Amazon S3 provides strong read-after-write consistency for PUT and DELETE requests of objects in your Amazon S3 bucket in all AWS Regions. This behavior applies to both writes of new objects as well as PUT requests that overwrite existing objects and DELETE requests. In addition, read operations on Amazon S3 Select, Amazon S3 access control lists (ACLs), Amazon S3 Object Tags, and object metadata (for example, the HEAD object) are strongly consistent
How Amazon S3 works
Amazon S3 is an object storage service that stores data as objects within buckets. An object is a file and any metadata that describes the file. A bucket is a container for objects.

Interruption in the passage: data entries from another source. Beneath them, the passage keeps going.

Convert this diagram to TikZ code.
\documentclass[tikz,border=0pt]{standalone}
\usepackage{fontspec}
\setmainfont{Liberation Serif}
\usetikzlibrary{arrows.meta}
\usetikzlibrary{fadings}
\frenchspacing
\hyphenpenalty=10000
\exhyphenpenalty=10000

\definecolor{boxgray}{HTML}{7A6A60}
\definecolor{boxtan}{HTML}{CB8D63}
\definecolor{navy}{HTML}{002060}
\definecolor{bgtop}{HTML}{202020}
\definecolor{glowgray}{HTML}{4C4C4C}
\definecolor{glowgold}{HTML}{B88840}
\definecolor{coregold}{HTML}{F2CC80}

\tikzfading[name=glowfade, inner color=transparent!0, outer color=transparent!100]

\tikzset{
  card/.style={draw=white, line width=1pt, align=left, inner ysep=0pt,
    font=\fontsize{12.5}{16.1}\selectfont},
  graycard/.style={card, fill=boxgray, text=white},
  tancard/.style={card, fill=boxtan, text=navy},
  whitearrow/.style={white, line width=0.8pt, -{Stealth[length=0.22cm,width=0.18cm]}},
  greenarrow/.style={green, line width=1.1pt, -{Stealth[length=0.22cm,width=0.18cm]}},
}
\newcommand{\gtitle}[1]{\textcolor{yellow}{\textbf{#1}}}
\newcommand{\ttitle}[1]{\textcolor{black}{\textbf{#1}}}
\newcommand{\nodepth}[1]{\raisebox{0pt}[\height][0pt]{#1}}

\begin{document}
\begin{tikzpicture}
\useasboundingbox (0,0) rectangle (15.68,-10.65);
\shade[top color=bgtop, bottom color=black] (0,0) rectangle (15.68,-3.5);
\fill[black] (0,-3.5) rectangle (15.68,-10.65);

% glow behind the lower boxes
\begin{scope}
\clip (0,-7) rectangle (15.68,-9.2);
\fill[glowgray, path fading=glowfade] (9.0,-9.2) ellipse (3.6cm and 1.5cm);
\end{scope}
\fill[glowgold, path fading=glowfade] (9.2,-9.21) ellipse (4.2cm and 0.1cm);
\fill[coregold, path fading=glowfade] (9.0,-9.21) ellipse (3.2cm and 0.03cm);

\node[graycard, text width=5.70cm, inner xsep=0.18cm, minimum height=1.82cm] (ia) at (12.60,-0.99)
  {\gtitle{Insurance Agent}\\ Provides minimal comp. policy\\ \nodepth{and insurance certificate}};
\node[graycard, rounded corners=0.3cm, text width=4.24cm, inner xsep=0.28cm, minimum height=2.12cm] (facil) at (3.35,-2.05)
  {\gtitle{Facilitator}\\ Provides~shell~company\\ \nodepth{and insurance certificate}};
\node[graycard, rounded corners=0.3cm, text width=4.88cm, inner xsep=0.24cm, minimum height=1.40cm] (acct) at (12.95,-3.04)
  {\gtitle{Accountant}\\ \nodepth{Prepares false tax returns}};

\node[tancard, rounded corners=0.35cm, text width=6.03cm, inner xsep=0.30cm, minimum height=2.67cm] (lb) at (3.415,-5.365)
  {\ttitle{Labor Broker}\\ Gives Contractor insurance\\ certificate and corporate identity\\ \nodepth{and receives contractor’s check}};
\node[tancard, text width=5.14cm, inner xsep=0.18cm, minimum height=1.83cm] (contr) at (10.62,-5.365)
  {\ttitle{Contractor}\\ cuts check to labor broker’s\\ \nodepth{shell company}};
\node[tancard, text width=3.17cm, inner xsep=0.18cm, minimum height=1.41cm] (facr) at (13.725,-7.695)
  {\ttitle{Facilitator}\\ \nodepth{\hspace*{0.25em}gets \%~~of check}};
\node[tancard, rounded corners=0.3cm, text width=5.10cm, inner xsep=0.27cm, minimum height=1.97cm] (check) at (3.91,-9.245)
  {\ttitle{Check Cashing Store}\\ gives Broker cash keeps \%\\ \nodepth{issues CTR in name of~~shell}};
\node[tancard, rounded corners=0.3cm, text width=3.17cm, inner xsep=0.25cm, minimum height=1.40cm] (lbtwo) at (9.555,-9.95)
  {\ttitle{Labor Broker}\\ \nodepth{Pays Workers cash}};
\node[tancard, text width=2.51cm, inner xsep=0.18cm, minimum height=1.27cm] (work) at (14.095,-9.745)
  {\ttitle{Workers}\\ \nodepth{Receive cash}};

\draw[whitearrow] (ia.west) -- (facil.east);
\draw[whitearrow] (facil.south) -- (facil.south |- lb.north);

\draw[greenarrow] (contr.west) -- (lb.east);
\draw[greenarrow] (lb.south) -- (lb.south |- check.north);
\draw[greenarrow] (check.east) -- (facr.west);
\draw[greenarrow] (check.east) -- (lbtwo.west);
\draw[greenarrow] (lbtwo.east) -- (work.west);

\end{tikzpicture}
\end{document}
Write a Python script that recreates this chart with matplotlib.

To store your data in Amazon S3, you first create a bucket and specify a bucket name and AWS Region. Then, you upload your data to that bucket as objects in Amazon S3. Each object has a key (or key name), which is the unique identifier for the object within the bucket.
S3 provides features that you can configure to support your specific use case. For example, you can use S3 Versioning to keep multiple versions of an object in the same bucket, which allows you to restore objects that are accidentally deleted or overwritten.
Buckets and the objects in them are private and can be accessed only if you explicitly grant access permissions. You can use bucket policies, AWS Identity and Access Management (IAM) policies, access control lists (ACLs), and S3 Access Points to manage access.